# RFID Zugangskontrolle:



## Fragezeichen (4 Mai 2018)

Servus,

ich hoffe der Beitrag passt hier hin.

Ich suche nach einer Zugangskontrolle (möglichst unsichtbar hinter einer Holzvertäfelung: Installationsraum ausreichend vorhanden)
die ohne Fingerprint und ohne Zahlenschloss auskommt sonder mit einen Transponder: Des Weitern sollte die Reichweite mind. 1 Meter sein sodass man nicht den Chip oder den Geldbeutel mit innen liegender Karte an das Lesegerät halten muss. Leider habe ich solche RFID Antennen nicht gefunden. Von Burgwächter gibt es ein Transponder der über BT auf bis zu 4 Meter kommt. Leider unterstützt der nur ein Schloss, dass man dann drehen muss. Bei mir sollte dieses Lesegerät dann einen DC Türöffner schalten um kein Geräusch bei eventuellen Vorbeigehen zu verursachen
Hat jemand von euch schon was ähnliches verbaut oder kennt so ein Produkt. 

Vielen Dank im Voraus.


----------



## dentech (4 Mai 2018)

Hi,

nur mal Anmerkung, wie willst du erkennen ob du das Haus verlässt oder kommst. Es kann unter Umständen passieren, dass wenn du das Haus verlässt die Tür sich öffnet und du es nicht merkst.


----------



## Fragezeichen (4 Mai 2018)

Hallo,

sobald ich nicht in der Nähe bin sollte der Türöffner ja auch nicht aufmachen. Wie auch bei herkömmlichen RFID der Türöffner nicht öffnet wenn keine Karte oder Chip am Sensor angelegt ist.


----------



## Mavorkit (4 Mai 2018)

Hi Fragezeichen,

Wir benutzen das Transpondersystem von Simons Voss. Hier gibt es sogenannte "Smart Relais", die einen DC Öffner problemlos ansteuern können. Davon dein Schaltgerät lediglich hinter eine Holzverkleidung zu setzen würde ich definitiv aus Aspekten der Sicherheit abraten. Bei den System gibt es auch externe Antennen.
Allerdings ist das System definitiv nichts für den kleinen Geldbeutel. Und zur Betätigung muss ein Knopf auf dem aktiven Transponder betätigt werden. Reichweite kann ja nach Umgebung schon so 2m betragen.
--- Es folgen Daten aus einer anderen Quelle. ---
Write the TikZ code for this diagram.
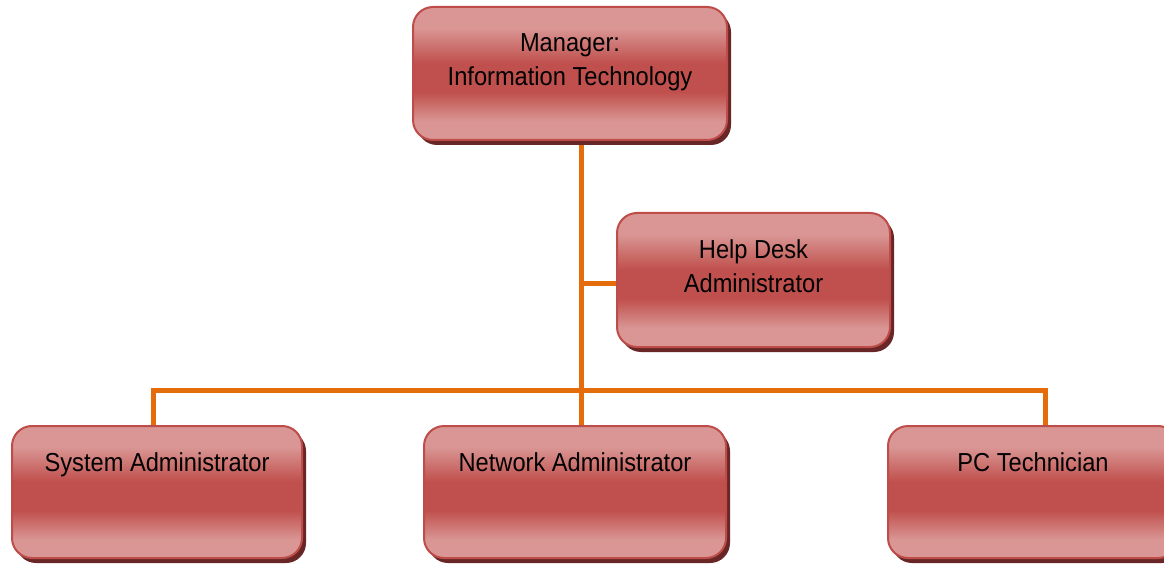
\documentclass[tikz,border=0pt]{standalone}
\usepackage{fontspec}
\setmainfont{Liberation Sans}[FakeStretch=0.91]
\usetikzlibrary{shadows}
\definecolor{boxlight}{RGB}{217,150,148}
\definecolor{boxdark}{RGB}{192,80,77}
\definecolor{boxborder}{RGB}{190,76,73}
\definecolor{boxshadow}{RGB}{105,38,38}
\definecolor{linkorange}{RGB}{228,108,10}
\pgfdeclareverticalshading{boxshade}{100bp}{color(0bp)=(boxlight); color(32bp)=(boxlight); color(43bp)=(boxdark); color(54bp)=(boxdark); color(67bp)=(boxlight); color(100bp)=(boxlight)}
\newcommand{\boxlabel}[3]{\parbox[c][#2][t]{#1}{\centering\rule{0pt}{45pt}#3}}
\begin{document}
\begin{tikzpicture}[x=1pt,y=-1pt,
  orgbox/.style={rounded corners=20pt, draw=boxborder, line width=2pt, shading=boxshade,
    drop shadow={shadow xshift=4pt, shadow yshift=-5pt, fill=boxshadow, opacity=1},
    inner sep=0pt, outer sep=0pt, font=\fontsize{26}{34}\selectfont},
  link/.style={draw=linkorange, line width=5pt}]
\useasboundingbox (0,0) rectangle (1164,564);
% connectors
\coordinate (top) at (581,140);
\coordinate (bus) at (581,390);
\coordinate (busL) at (153,390);
\coordinate (busR) at (1045,390);
\coordinate (hd) at (581,283);
\draw[link] (top) -- (581,426);
\draw[link] (153,426) -- (busL) -- (busR) -- (1045,426);
\draw[link] (hd) -- (619,283);
% boxes
\node[orgbox] (mgr) at (570,73.5) {\boxlabel{314pt}{133pt}{Manager:\\Information Technology}};
\node[orgbox] (help) at (753.5,280) {\boxlabel{273pt}{134pt}{Help Desk\\Administrator}};
\node[orgbox] (sys) at (157,492) {\boxlabel{290pt}{132pt}{System Administrator}};
\node[orgbox] (net) at (575,492) {\boxlabel{302pt}{132pt}{Network Administrator}};
\node[orgbox] (pc) at (1033,492) {\boxlabel{290pt}{132pt}{PC Technician}};
\end{tikzpicture}
\end{document}
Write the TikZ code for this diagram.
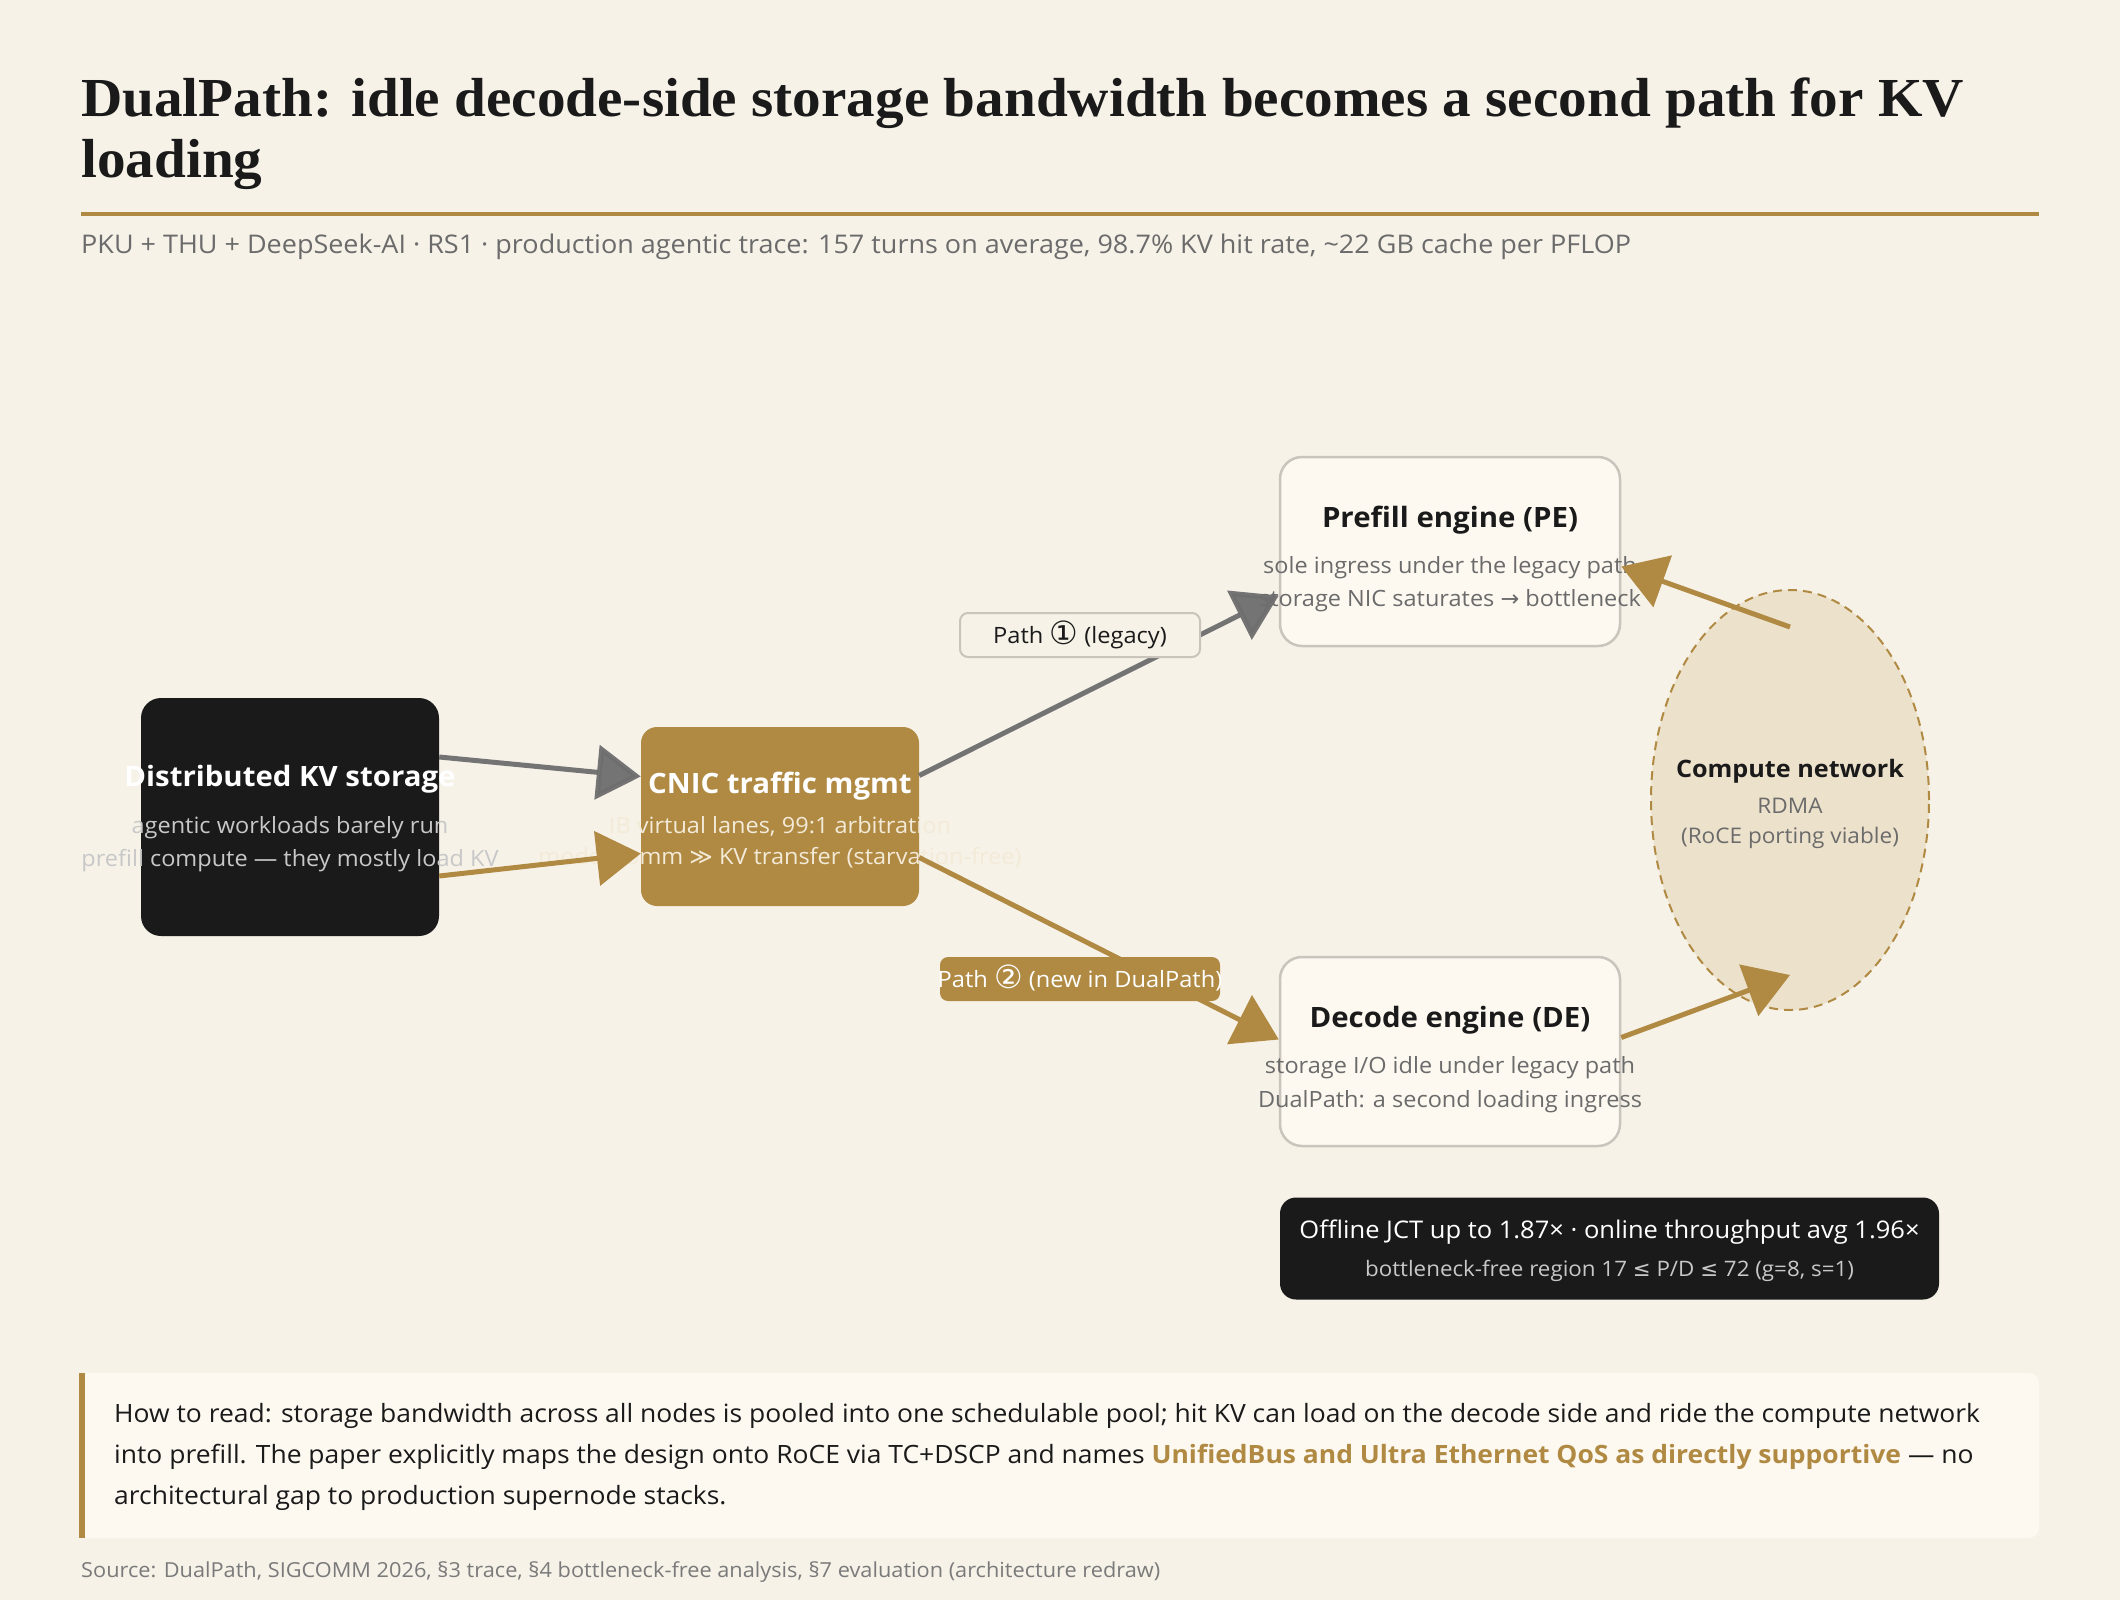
\documentclass[tikz,border=0pt]{standalone}
\usepackage{fontspec}
\setmainfont{Open Sans}[FakeStretch=1.05]
\newfontfamily\titlefont{Liberation Serif}[FakeStretch=1.04]
\newfontfamily\symfont{DejaVu Sans}
\usetikzlibrary{arrows.meta,shapes.geometric}
\definecolor{bg}{HTML}{F6F2E8}
\definecolor{gold}{HTML}{B08A43}
\definecolor{ink}{HTML}{1A1A1A}
\definecolor{graytxt}{HTML}{6B6B6B}
\definecolor{card}{HTML}{FDF9F1}
\definecolor{cardline}{HTML}{C9C5BD}
\definecolor{ellfill}{HTML}{ECE1CB}
\definecolor{arrgray}{HTML}{6E6E6E}
\definecolor{darksub}{HTML}{C8C8C8}
\definecolor{goldsub}{HTML}{F3EAD8}
\definecolor{srcgray}{HTML}{7A7A7A}
\tikzset{
  txt/.style={inner sep=0pt, anchor=base},
  boxtitle/.style={txt, font=\bfseries\fontsize{28}{33}\selectfont},
  boxsub/.style={txt, font=\fontsize{22.4}{26}\selectfont},
  cardbox/.style={rectangle, rounded corners=22pt, fill=card, draw=cardline, line width=2.5pt},
  arrhead/.style={-{Triangle[length=44pt,width=54pt]}},
  grayarr/.style={arrhead, line width=5pt, draw=arrgray, fill=arrgray, opacity=0.95},
  goldarr/.style={arrhead, line width=5pt, draw=gold, fill=gold},
  pathlbl/.style={txt, font=\fontsize{22.5}{28}\selectfont},
}
\newcommand{\circd}[1]{{\symfont\fontsize{32}{32}\selectfont\raisebox{-1.5pt}{#1}}}
\begin{document}
\begin{tikzpicture}[x=1pt,y=-1pt]
\useasboundingbox (0,0) rectangle (2120,1600);
\fill[bg] (0,0) rectangle (2120,1600);

% title
\node[txt, anchor=base west, text=ink, font=\titlefont\bfseries\fontsize{55}{62}\selectfont] (title1) at (81,117) {DualPath: idle decode-side storage bandwidth becomes a second path for KV};
\node[txt, anchor=base west, text=ink, font=\titlefont\bfseries\fontsize{55}{62}\selectfont] (title2) at (81,177) {loading};
\fill[gold] (81,212) rectangle (2039,216);
\node[txt, anchor=base west, text=graytxt, font=\fontsize{25.7}{30}\selectfont] (subtitle) at (81,253) {PKU + THU + DeepSeek-AI · RS1 · production agentic trace: 157 turns on average, 98.7\% KV hit rate, \textasciitilde 22 GB cache per PFLOP};

% boxes
\node[rectangle, rounded corners=20pt, fill=ink, minimum width=298pt, minimum height=238pt, inner sep=0pt] (kv) at (290,817) {};
\node[rectangle, rounded corners=16pt, fill=gold, minimum width=278pt, minimum height=179pt, inner sep=0pt] (cnic) at (780,816.5) {};
\node[cardbox, minimum width=340pt, minimum height=189pt, inner sep=0pt] (pe) at (1450,551.5) {};
\node[cardbox, minimum width=340pt, minimum height=189pt, inner sep=0pt] (de) at (1450,1051.5) {};
\node[ellipse, fill=ellfill, draw=gold, line width=2pt, dash pattern=on 9pt off 6pt, minimum width=278pt, minimum height=420pt, inner sep=0pt] (net) at (1790,800) {};

% box texts
\node[boxtitle, text=white] (kvt) at (290,786) {Distributed KV storage};
\node[boxsub, text=darksub] (kvs1) at (290,833) {agentic workloads barely run};
\node[boxsub, text=darksub] (kvs2) at (290,866) {prefill compute — they mostly load KV};

\node[boxtitle, text=white] (cnict) at (780,793) {CNIC traffic mgmt};
\node[boxsub, text=goldsub] (cnics1) at (780,833) {IB virtual lanes, 99:1 arbitration};
\node[boxsub, text=goldsub] (cnics2) at (780,864) {model comm {\symfont ≫} KV transfer (starvation-free)};

\node[boxtitle, text=ink] (pet) at (1450,527) {Prefill engine (PE)};
\node[boxsub, text=graytxt] (pes1) at (1450,573) {sole ingress under the legacy path};
\node[boxsub, text=graytxt] (pes2) at (1450,606) {storage NIC saturates {\symfont →} bottleneck};

\node[boxtitle, text=ink] (det) at (1450,1027) {Decode engine (DE)};
\node[boxsub, text=graytxt] (des1) at (1450,1073) {storage I/O idle under legacy path};
\node[boxsub, text=graytxt] (des2) at (1450,1107) {DualPath: a second loading ingress};

\node[txt, text=ink, font=\bfseries\fontsize{24}{30}\selectfont] (nett) at (1790,777) {Compute network};
\node[txt, text=graytxt, font=\fontsize{21.5}{25}\selectfont] (nets1) at (1790,813) {RDMA};
\node[txt, text=graytxt, font=\fontsize{21.5}{25}\selectfont] (nets2) at (1790,843) {(RoCE porting viable)};

% arrows
\draw[grayarr] ([yshift=60pt]kv.east) -- ([yshift=40pt]cnic.west);
\draw[goldarr] ([yshift=-59pt]kv.east) -- ([yshift=-37pt]cnic.west);
\draw[grayarr] ([yshift=41pt]cnic.east) -- ([yshift=-44pt]pe.west);
\draw[goldarr] ([yshift=-41pt]cnic.east) -- ([yshift=12pt]de.west);
\draw[goldarr] ([yshift=173pt]net.center) -- ([yshift=-15pt]pe.east);
\draw[goldarr] ([yshift=14pt]de.east) -- ([yshift=-175pt]net.center);

% path labels
\node[rectangle, rounded corners=8pt, fill=bg, draw=cardline, line width=2pt, minimum width=240pt, minimum height=44pt, inner sep=0pt] (p1box) at (1080,635) {};
\node[pathlbl, text=ink] (p1) at (1080,643) {Path \circd{①} (legacy)};
\node[rectangle, rounded corners=8pt, fill=gold, minimum width=280pt, minimum height=44pt, inner sep=0pt] (p2box) at (1080,979) {};
\node[pathlbl, text=white] (p2) at (1080,987) {Path \circd{②} (new in DualPath)};

% results box
\node[rectangle, rounded corners=16pt, fill=ink, minimum width=659pt, minimum height=102pt, inner sep=0pt] (res) at (1609.5,1248.5) {};
\node[txt, text=white, font=\fontsize{24.3}{30}\selectfont] (res1) at (1609.5,1238) {Offline JCT up to 1.87× · online throughput avg 1.96×};
\node[txt, text=darksub, font=\fontsize{21.3}{25}\selectfont] (res2) at (1609.5,1276) {bottleneck-free region 17 {\symfont ≤} P/D {\symfont ≤} 72 (g=8, s=1)};

% note
\fill[card, rounded corners=10pt] (79,1373) rectangle (2039,1538);
\fill[gold] (79,1373) rectangle (85,1538);
\node[txt, anchor=base west, text=ink, font=\fontsize{25.2}{30}\selectfont] (n1) at (114,1422) {How to read: storage bandwidth across all nodes is pooled into one schedulable pool; hit KV can load on the decode side and ride the compute network};
\node[txt, anchor=base west, text=ink, font=\fontsize{25.2}{30}\selectfont] (n2) at (114,1463) {into prefill. The paper explicitly maps the design onto RoCE via TC+DSCP and names {\bfseries\color{gold}UnifiedBus and Ultra Ethernet QoS as directly supportive} — no};
\node[txt, anchor=base west, text=ink, font=\fontsize{25.2}{30}\selectfont] (n3) at (114,1504) {architectural gap to production supernode stacks.};

\node[txt, anchor=base west, text=srcgray, font=\fontsize{20.7}{24}\selectfont] (src) at (81,1577) {Source: DualPath, SIGCOMM 2026, §3 trace, §4 bottleneck-free analysis, §7 evaluation (architecture redraw)};
\end{tikzpicture}
\end{document}
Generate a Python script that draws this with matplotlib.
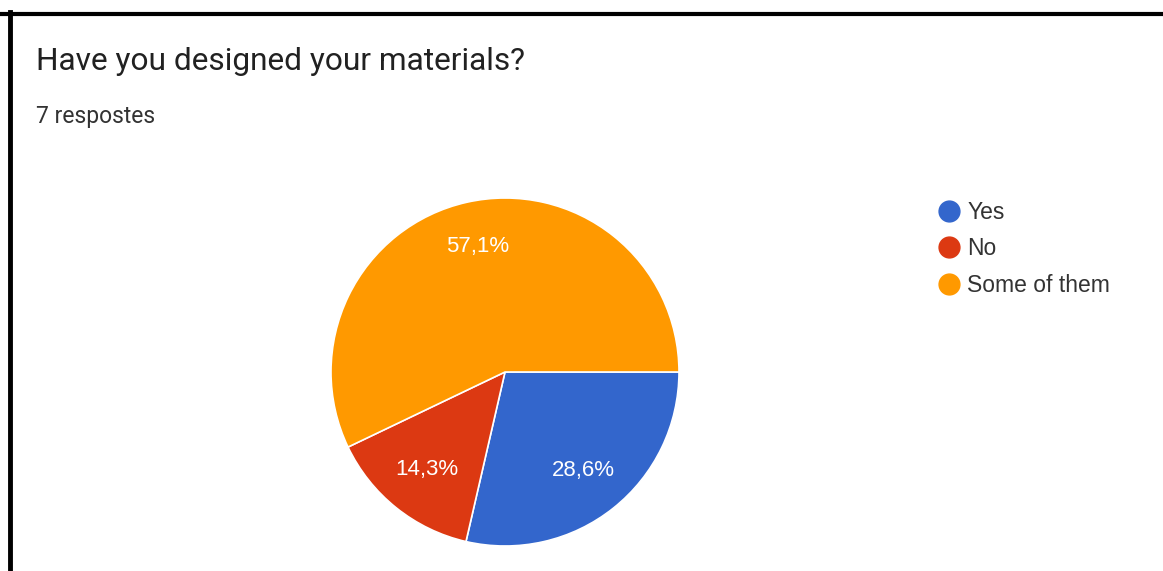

Du hast auch erwähnt, von dass es keine Geräusche geben soll. Hast du einen DC Öffner der beim betätigen keinen Ton von sich gibt? Die bei uns im Einsatz machen zumindest "klack" beim betätigen.
Falls du das System an einer Haustüre einsetzen möchtest, würde ich hier ebenfalls abraten. Bei einem Einbruch fragt die Versicherung erstmal ob abgeschlossen war 

Ich hoffe ich konnte etwas helfen.

Gruß

Mavorkit

Gesendet von meinem SM-G389F mit Tapatalk


----------